Why energy performance (EPC) ratings for commercial buildings are important to landlords
Commercial property is at a crossroads; whilst its new build rate is low at 2%, the stock currently accounts for 10% of the UK’s total greenhouse gas emissions. The only viable way to minimise these emissions and bring them in line with the UK’s commitment at the Paris Climate Summit is for a large-scale retrofit of commercial property. This is no small task, as this sector is complex in terms of its diverse building types and its involvement with a range of stakeholders.
The UK government are committed to reducing emissions. In Section 49
of the Energy Act 2011, commercial property landlords will be
prohibited from letting any property that doesn’t meet the Minimum
Energy Performance Standards (MEPS) by the 1st April 2018. Landlords
will only be permitted to let their properties if their Energy
Performance Certificate (EPC) rating is at least Band E.
This bill was introduced to speed up energy efficiency upgrades in the commercial sector. In late 2014, 18% of UK commercial property still had an EPC rating of F or G, and with less than two years to go until the regulation deadline, landlords must act now to ensure that they are compliant. For those who fail to meet these impending new regulations, they face a fine of between £5,000 and £150,000, depending on the length of non-compliance and rateable value of the property.
There are additional benefits to retrofitting besides the need to meet impending regulations. Adopting energy-efficient systems and technologies has additional benefits for the occupier and potentially for the landlord in the desirability of renting their building. Typically, 20% of a business’s annual energy costs are wasted through the use of inefficient systems and technology. Therefore, by ‘future-proofing’ commercial property by implementing energy-efficient technologies, the occupiers will save money, whilst also ensuring that the property provides an attractive investment opportunity should it be sold.

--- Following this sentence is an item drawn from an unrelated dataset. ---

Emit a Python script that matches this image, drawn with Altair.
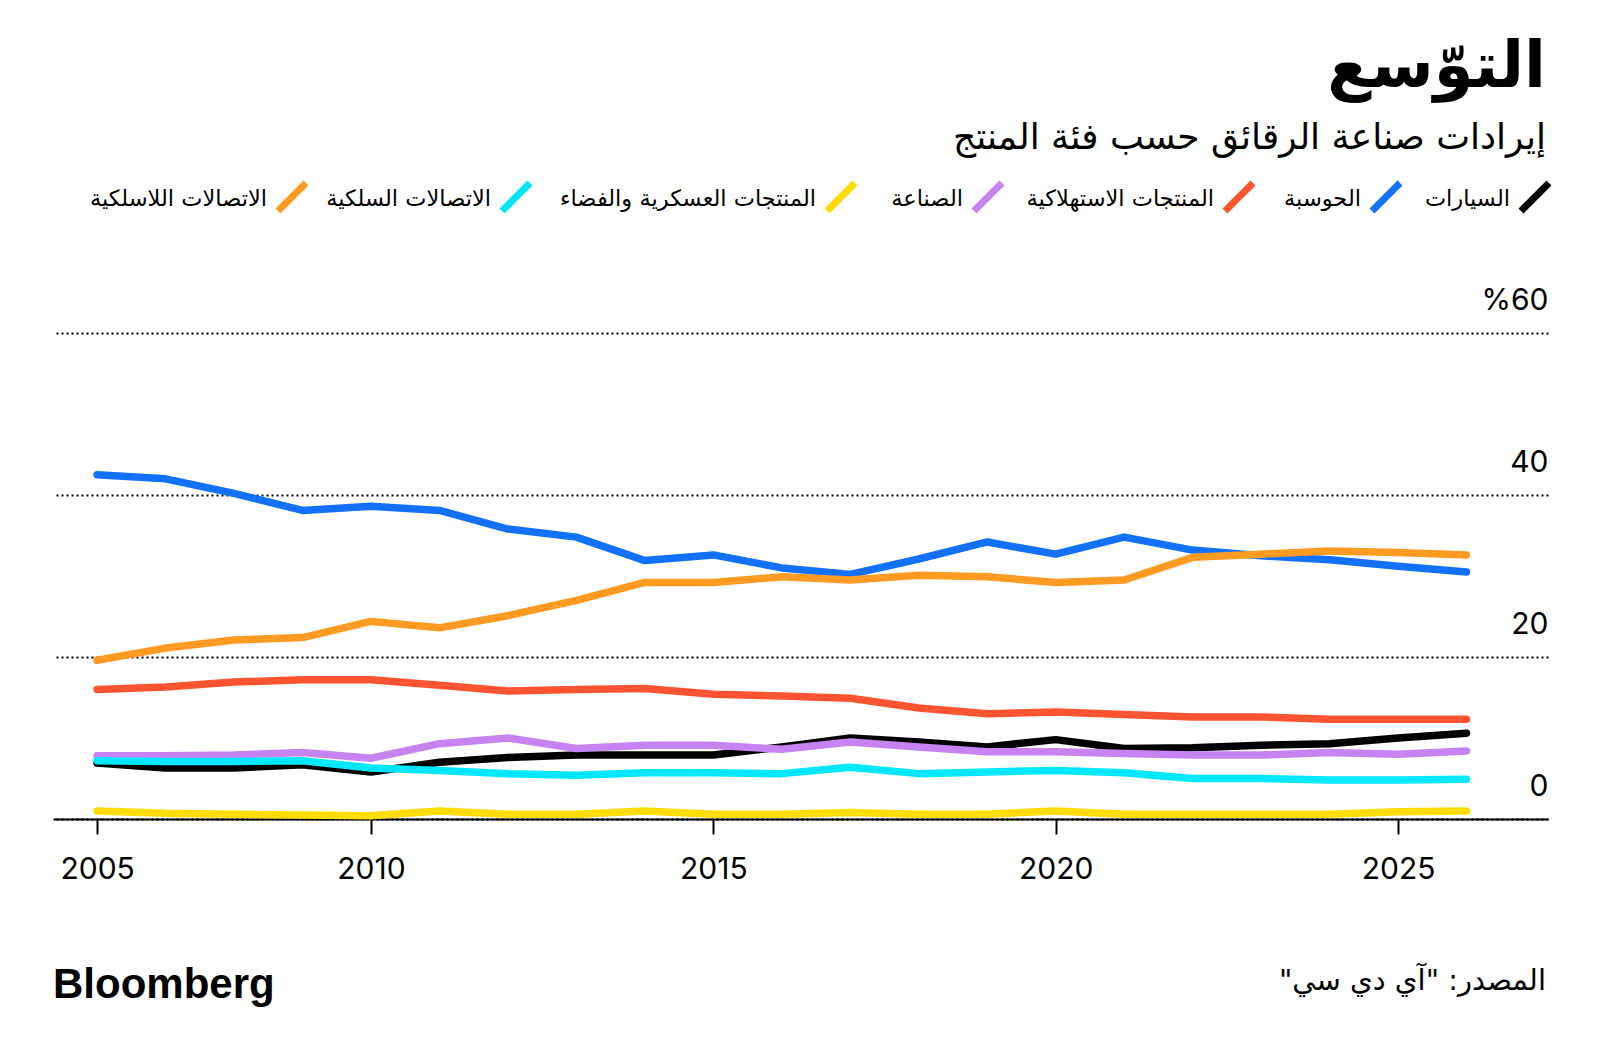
import altair as alt
import pandas as pd

# ---------------- data ----------------
years = list(range(2006, 2027))

series_names = [
    "السيارات",
    "الحوسبة",
    "المنتجات الاستهلاكية",
    "الصناعة",
    "المنتجات العسكرية والفضاء",
    "الاتصالات السلكية",
    "الاتصالات اللاسلكية",
]
series_colors = ["#000000", "#1271ff", "#ff5431", "#c883f2", "#ffdd00", "#00e7ff", "#ff9a22"]

automotive = [6.9, 6.3, 6.3, 6.7, 5.8, 7.0, 7.6, 7.9, 7.9, 7.9, 8.9, 10.0, 9.5, 8.9, 9.8, 8.7, 8.8, 9.1, 9.3, 10.0, 10.6]
computing = [42.5, 42.0, 40.2, 38.1, 38.6, 38.1, 35.8, 34.8, 31.9, 32.6, 31.0, 30.2, 32.1, 34.2, 32.7, 34.8, 33.2, 32.5, 32.0, 31.2, 30.5]
consumer = [16.0, 16.3, 16.9, 17.2, 17.2, 16.5, 15.8, 16.0, 16.1, 15.4, 15.2, 14.9, 13.7, 13.0, 13.2, 12.9, 12.6, 12.6, 12.3, 12.3, 12.3]
industrial = [7.8, 7.8, 7.9, 8.2, 7.5, 9.3, 10.0, 8.7, 9.1, 9.1, 8.6, 9.5, 8.9, 8.3, 8.3, 8.1, 7.9, 7.9, 8.2, 8.0, 8.4]
military = [1.0, 0.7, 0.6, 0.5, 0.4, 1.0, 0.6, 0.6, 1.0, 0.6, 0.6, 0.8, 0.6, 0.6, 1.0, 0.6, 0.6, 0.6, 0.6, 0.9, 1.0]
wired = [7.2, 7.1, 7.1, 7.2, 6.3, 6.0, 5.6, 5.4, 5.7, 5.7, 5.6, 6.4, 5.6, 5.8, 6.0, 5.7, 5.0, 5.0, 4.8, 4.8, 4.9]
wireless = [19.6, 21.1, 22.1, 22.4, 24.4, 23.6, 25.1, 27.0, 29.2, 29.2, 29.9, 29.5, 30.1, 29.9, 29.2, 29.5, 32.3, 32.7, 33.1, 32.9, 32.6]

all_series = [automotive, computing, consumer, industrial, military, wired, wireless]

x_tick_values = [2006, 2010, 2015, 2020, 2025]
x_tick_labels = ["2005", "2010", "2015", "2020", "2025"]
y_tick_values = [0, 20, 40, 60]
y_top_label = "%60"

title_text = "التوّسع"
subtitle_text = "إيرادات صناعة الرقائق حسب فئة المنتج"
source_text = "المصدر: \"آي دي سي\"\u200f"
brand_text = "Bloomberg"

# ---------------- layout constants ----------------
W, H = 1495, 486
AR_FONT = "DejaVu Sans"
NUM_FONT = "Inter"

legend_symbol_x = [1482, 1333, 1186, 935, 788, 463, 239]
legend_y = -136

rows = []
for name, vals in zip(series_names, all_series):
    for yr, v in zip(years, vals):
        rows.append({"year": yr, "value": v, "series": name})
df = pd.DataFrame(rows)

x_label_expr = ""
for v, lab in zip(x_tick_values, x_tick_labels):
    x_label_expr += f"datum.value == {v} ? '{lab}' : "
x_label_expr += "datum.label"

x_enc = alt.X(
    "year:Q",
    scale=alt.Scale(domain=[2005.356, 2027.19], nice=False, zero=False),
    axis=alt.Axis(
        values=x_tick_values, labelExpr=x_label_expr, title=None, grid=False,
        domain=True, domainColor="black", domainWidth=2,
        ticks=True, tickColor="black", tickWidth=2, tickSize=15,
        labelFontSize=30, labelFont=NUM_FONT, labelColor="black",
        labelPadding=20, labelFlush=False, labelOverlap=False,
    ),
)
y_enc = alt.Y(
    "value:Q",
    scale=alt.Scale(domain=[0, 60], nice=False, zero=True),
    axis=alt.Axis(
        orient="right", values=y_tick_values,
        labelExpr=f"datum.value == 60 ? '{y_top_label}' : datum.label",
        title=None, grid=True, gridColor="black", gridDash=[2, 3], gridWidth=2,
        domain=False, ticks=False, tickSize=0,
        labelAlign="right", labelBaseline="alphabetic", labelOffset=-24, labelPadding=0,
        labelFontSize=30, labelFont=NUM_FONT, labelColor="black",
        labelFlush=False, labelOverlap=False,
    ),
)

layers = []
for name, col in zip(series_names, series_colors):
    layers.append(
        alt.Chart(df)
        .transform_filter(alt.datum.series == name)
        .mark_line(color=col, strokeWidth=7.5, strokeCap="round", strokeJoin="round")
        .encode(x=x_enc, y=y_enc)
    )


def text_layer(txt, x, y, size, weight="normal", align="right", font=AR_FONT):
    return (
        alt.Chart(alt.Data(values=[{"t": txt}]))
        .mark_text(align=align, baseline="alphabetic", fontSize=size, fontWeight=weight,
                   font=font, color="black")
        .encode(x=alt.value(x), y=alt.value(y), text="t:N")
    )


# legend
for name, col, sx in zip(series_names, series_colors, legend_symbol_x):
    layers.append(
        alt.Chart(alt.Data(values=[{"s": name}]))
        .mark_point(shape="M-1,1L1,-1", filled=False, stroke=col, strokeWidth=7,
                    size=784, opacity=1)
        .encode(x=alt.value(sx), y=alt.value(legend_y))
    )
    layers.append(text_layer(name, sx - 25, legend_y + 9, 22.5))

layers.append(text_layer(title_text, W - 2, -246, 64, weight="bold"))
layers.append(text_layer(subtitle_text, W - 2, -184, 36))
layers.append(text_layer(source_text, W - 2, 657, 29))
layers.append(text_layer(brand_text, 0, 665, 42, weight="bold", align="left", font="Liberation Sans"))

chart = (
    alt.layer(*layers)
    .properties(
        width=W, height=H,
        autosize=alt.AutoSizeParams(type="none"),
        padding={"left": 45, "top": 325, "right": 40, "bottom": 222},
        background="white",
    )
    .configure_view(stroke=None)
)

chart.save("out.html", embed_options={"renderer": "svg", "actions": False})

There are several initiatives which encourage energy efficiency in commercial property. The Carbon Trust launched a new fund in April 2016, with its goal to provide vital capital for smaller businesses to replace old, inefficient systems across England, Scotland and Wales. The £7m fund was made available to Small and Medium-sized Enterprises (SME’s) on a first-come-first-served basis, offering energy saving training, cost saving assessments and capital support for the installation of energy efficient equipment. Eligible companies can apply for a capital contribution to cover up to 15% of an energy efficiency project. This will enable businesses to invest £55m overall in energy saving projects, primarily by replacing heating and ventilation systems.

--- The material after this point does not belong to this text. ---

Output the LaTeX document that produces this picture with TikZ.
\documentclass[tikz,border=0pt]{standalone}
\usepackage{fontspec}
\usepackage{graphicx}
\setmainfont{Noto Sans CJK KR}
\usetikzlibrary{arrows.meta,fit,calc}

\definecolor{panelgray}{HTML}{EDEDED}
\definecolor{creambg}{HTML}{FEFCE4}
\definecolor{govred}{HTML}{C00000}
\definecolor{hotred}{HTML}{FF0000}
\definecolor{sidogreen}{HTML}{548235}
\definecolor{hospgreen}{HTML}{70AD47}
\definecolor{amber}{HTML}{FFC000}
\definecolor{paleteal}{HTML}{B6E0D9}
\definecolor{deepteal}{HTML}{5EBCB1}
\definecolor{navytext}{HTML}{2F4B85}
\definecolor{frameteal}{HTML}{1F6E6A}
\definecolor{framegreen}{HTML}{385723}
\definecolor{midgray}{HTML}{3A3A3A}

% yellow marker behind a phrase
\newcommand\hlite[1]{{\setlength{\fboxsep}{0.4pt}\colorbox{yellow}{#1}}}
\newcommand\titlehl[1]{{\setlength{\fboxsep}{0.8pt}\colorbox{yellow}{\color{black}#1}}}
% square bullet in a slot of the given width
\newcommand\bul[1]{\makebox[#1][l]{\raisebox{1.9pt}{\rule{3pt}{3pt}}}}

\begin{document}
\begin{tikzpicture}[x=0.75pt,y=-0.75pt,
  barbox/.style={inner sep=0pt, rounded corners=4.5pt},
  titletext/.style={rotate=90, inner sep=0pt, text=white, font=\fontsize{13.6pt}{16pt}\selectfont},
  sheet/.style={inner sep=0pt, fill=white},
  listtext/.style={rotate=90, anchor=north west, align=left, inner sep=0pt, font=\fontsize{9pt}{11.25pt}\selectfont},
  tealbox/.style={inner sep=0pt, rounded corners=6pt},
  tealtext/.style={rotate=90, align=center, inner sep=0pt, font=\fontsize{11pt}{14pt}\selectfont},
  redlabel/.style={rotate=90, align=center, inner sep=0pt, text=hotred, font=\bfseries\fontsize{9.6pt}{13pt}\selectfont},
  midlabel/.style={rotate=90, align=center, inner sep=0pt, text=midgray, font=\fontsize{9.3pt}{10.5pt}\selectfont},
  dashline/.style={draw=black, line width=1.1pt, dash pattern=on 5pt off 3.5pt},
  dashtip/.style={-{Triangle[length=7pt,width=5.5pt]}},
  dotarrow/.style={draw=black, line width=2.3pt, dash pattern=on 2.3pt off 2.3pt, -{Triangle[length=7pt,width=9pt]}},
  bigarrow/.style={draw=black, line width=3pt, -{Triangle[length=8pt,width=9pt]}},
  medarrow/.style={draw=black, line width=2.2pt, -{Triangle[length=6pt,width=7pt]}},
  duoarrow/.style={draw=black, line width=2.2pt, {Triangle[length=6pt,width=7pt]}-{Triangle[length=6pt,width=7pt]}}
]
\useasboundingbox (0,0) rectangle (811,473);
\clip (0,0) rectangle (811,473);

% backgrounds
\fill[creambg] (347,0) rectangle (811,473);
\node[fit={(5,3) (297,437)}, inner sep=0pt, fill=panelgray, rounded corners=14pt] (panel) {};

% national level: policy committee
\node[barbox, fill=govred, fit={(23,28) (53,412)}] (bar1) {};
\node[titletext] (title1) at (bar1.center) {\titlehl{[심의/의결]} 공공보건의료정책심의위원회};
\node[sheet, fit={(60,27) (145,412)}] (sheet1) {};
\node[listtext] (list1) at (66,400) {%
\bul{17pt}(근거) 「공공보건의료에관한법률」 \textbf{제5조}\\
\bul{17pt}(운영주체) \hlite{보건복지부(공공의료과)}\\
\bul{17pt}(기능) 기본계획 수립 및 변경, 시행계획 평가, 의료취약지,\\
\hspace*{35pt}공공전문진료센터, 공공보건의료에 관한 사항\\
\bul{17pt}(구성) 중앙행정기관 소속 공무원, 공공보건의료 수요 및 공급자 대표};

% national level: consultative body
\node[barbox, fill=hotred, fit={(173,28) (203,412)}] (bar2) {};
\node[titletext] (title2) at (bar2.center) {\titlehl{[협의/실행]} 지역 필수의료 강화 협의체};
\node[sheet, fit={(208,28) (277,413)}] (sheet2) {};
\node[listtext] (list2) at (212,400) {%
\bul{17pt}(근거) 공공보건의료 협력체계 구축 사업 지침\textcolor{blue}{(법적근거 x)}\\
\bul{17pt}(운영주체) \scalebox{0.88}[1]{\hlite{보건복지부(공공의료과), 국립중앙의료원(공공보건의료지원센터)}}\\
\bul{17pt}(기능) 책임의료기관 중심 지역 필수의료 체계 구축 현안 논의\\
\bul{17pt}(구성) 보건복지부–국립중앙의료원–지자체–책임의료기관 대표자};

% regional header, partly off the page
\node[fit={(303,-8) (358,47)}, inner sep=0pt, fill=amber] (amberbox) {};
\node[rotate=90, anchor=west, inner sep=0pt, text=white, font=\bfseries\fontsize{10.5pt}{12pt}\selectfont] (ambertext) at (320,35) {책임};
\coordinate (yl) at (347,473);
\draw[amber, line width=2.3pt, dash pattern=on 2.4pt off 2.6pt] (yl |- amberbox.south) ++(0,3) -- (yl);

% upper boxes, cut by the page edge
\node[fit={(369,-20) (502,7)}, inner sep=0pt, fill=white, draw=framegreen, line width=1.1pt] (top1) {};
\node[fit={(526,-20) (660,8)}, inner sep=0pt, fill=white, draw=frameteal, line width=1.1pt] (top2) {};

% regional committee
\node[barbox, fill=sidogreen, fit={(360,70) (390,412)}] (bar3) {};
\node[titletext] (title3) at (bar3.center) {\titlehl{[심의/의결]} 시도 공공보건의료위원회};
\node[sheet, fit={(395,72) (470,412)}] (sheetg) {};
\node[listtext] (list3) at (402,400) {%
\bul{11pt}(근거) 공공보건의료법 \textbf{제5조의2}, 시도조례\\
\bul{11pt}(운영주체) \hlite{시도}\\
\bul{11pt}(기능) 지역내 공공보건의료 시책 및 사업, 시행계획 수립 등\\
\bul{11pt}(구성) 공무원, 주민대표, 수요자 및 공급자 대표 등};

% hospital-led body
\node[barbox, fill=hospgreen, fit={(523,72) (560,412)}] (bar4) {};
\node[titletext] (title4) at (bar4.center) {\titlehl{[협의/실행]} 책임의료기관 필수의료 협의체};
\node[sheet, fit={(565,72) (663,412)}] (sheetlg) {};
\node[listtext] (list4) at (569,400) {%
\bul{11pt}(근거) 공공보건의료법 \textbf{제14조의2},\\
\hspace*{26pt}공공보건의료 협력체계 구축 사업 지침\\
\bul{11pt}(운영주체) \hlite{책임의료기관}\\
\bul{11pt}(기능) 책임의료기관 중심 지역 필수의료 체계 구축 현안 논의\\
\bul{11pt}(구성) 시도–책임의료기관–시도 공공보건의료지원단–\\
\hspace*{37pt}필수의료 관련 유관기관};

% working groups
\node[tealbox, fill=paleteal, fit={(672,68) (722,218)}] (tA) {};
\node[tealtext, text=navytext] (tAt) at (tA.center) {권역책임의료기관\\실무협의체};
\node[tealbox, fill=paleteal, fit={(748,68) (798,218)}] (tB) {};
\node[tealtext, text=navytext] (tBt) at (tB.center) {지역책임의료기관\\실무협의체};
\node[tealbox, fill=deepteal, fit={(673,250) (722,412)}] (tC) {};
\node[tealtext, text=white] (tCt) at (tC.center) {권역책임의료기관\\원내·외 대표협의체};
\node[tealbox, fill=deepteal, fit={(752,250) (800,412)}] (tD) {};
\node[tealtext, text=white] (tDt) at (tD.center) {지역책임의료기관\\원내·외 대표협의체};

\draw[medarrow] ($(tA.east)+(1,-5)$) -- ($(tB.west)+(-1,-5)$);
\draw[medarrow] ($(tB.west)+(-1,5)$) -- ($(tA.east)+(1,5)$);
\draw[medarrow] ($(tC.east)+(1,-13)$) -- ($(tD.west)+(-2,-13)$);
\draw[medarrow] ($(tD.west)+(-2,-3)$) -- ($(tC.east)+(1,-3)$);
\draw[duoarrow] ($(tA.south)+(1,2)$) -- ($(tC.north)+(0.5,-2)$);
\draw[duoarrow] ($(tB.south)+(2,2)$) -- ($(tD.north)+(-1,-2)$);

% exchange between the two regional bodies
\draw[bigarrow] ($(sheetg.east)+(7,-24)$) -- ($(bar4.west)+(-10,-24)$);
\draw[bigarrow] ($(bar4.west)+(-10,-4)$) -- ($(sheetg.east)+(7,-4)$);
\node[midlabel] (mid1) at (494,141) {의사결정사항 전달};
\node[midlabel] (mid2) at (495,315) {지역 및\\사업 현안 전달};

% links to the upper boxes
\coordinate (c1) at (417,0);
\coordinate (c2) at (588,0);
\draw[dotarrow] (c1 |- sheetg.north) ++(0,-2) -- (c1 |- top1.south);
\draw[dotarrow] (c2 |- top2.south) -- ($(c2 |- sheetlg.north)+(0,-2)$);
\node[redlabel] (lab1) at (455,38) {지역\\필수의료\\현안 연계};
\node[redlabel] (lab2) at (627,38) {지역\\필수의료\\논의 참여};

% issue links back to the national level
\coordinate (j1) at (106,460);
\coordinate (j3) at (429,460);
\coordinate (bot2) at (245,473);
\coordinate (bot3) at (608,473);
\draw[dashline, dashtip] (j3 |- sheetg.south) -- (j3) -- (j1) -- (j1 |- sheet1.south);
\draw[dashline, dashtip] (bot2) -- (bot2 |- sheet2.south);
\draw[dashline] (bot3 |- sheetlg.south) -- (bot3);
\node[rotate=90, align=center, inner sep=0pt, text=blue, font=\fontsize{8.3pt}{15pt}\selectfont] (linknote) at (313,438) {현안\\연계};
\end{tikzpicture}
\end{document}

Heating offers the greatest scope for efficiency improvements. It is the largest energy expense in a building – and therefore crucial that its operational efficiency is high. However, many commercial landlords are apprehensive about investing in new technologies and systems as they have minimal knowledge on its potential to reduce running costs. Landlords may also fear the disruption that partaking in retrofitting may cause.
There are various energy-saving systems and technologies available. Occupiers can choose to invest in low mass, low water content radiators, which contain a tenth of the water compared to standard steel panel radiators, producing savings of up to 16% on heating bills. These radiators are incredibly lightweight, meaning they are easy-to-install and come with a 30 year guarantee. With less water being used, the radiators offer a rapid response, consequently consuming less energy and reducing emissions.
Heating large spaces doesn’t have to mean over-sized radiators
Dynamic Boost Effect (DBE) technology has also been developed in recent years, heating a room up to nine times faster and producing up to three times more heat, meaning radiators can be compact and aesthetically pleasing. A Low-H2O radiator which utilises DBE technology is the ideal partner for a heat pump, where traditionally the only options have been underfloor heating or over-sized radiators. Using any renewable technology as the main heating source will also make the building eligible for the Renewable Heat Incentive (RHI), where the UK government will more than pay back the cost of the heat source over the course of 20 years.
For commercial property landlords, the MEPS has opened the door for conversations regarding energy efficiency, and how it can best be achieved. Investing in new systems and technology can help the UK government meet its emission reduction targets, but also ensure that the landlord’s operational costs remain low and its investment maximised.